More Ponzi Schemes: A Sign of the Times Or Renewed Enforcement?

Ponzi schemes. Enforcement officials typically claim that these schemes are difficult to detect. In the wake of Ponzi scheme king Bernard Madoff, and one who may be vying for the top spot in fraudulent investment scheme world, Robert Allen Stanford, things have changed. Now, the SEC and the Department of Justice appear to be finding a fraudulent investment operation at every turn. Wednesday, for example, the SEC filed two more Ponzi scheme cases, and DOJ one.

SEC v. Regan & Company, Civil Action No. 09-CIV 5799 (S.D.N.Y. Filed June 24, 2009) is an action brought against Michael Regan and his firm Regan & Company. A one count information alleging securities fraud was filed in the Eastern District of New York, naming Mr. Regan as a defendant.

According to the court papers, over an eight year period, Mr. Regan sold shares in his defunct investment fund — River Stream — to more than 70 investors. Mr. Regan falsely told investors their money would be safe, invested in the stock market under the supervision of his expertise in an $18 million fund. In fact Mr. Regan has not invested in the stock market for several years. To conceal the fraud, investors were furnished with periodic statements documenting their returns at 12%. Over a period of years, Mr. Regan paid more than $9 million in redemptions to investors using new investor funds. Part of the funds were used to support Mr. Regan’s extravagant life style. By the time the fund collapsed it had only about $101,600 under management.

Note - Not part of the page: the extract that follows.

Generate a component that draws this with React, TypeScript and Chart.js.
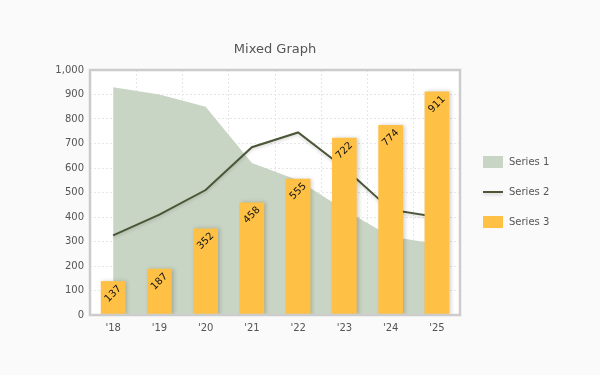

In the criminal case, Mr. Regan pled guilty to the one count information. In the SEC’s case, Mr. Regan and his company consented to the entry of permanent injunctions prohibiting future violations of the antifraud provisions. They also agreed to be jointly and severally liable for the payment of approximately $8.7 million in disgorgement and prejudgment interest. Payment is deferred pending the resolution of the criminal case. See also U.S.A.O. (E.D.N.Y). Press Release (June 24, 2009); SEC Lit. Release No 21102 (June 24, 2009).

SEC v. Pacheco, Case No. 09-CV-1355 (S.D. Cal. June 24, 2009) is an action brought against Moises Pacheco and his controlled entities. According to the complaint, Mr. Pacheco claimed to operate five hedge funds which generated returns ranging from 2.5% to 4% per month until January 2008, when he reduced the rate of return to 1.25% per month because of the market crisis. Mr. Pacheco raised about $14.7 million from over 200 investors. Many of those investors were his family members and friends. In fact, Mr. Pacheo’s hedge funds generated only about $367,000 in trading profits despite claims that he used a proprietary option trading methodology. Prior to the collapse of the funds investor returns were paid using other investor money.

The SEC’s complaint alleges violations of the antifraud and registration provisions of the securities laws. The case is in litigation. See also Lit. Release No. 21101 (June 24, 2009).

These cases represent what has become a continuous stream of investment fund fraud cases. Clearly, these once-difficult-to-detect cases are no longer so hard to find. The reason is unclear. It may be that the market crisis has caused these fraudulent funds to surface. It may also be a sign that the enforcement division is moving past some of its recent difficulties and returning to its former watch dog self.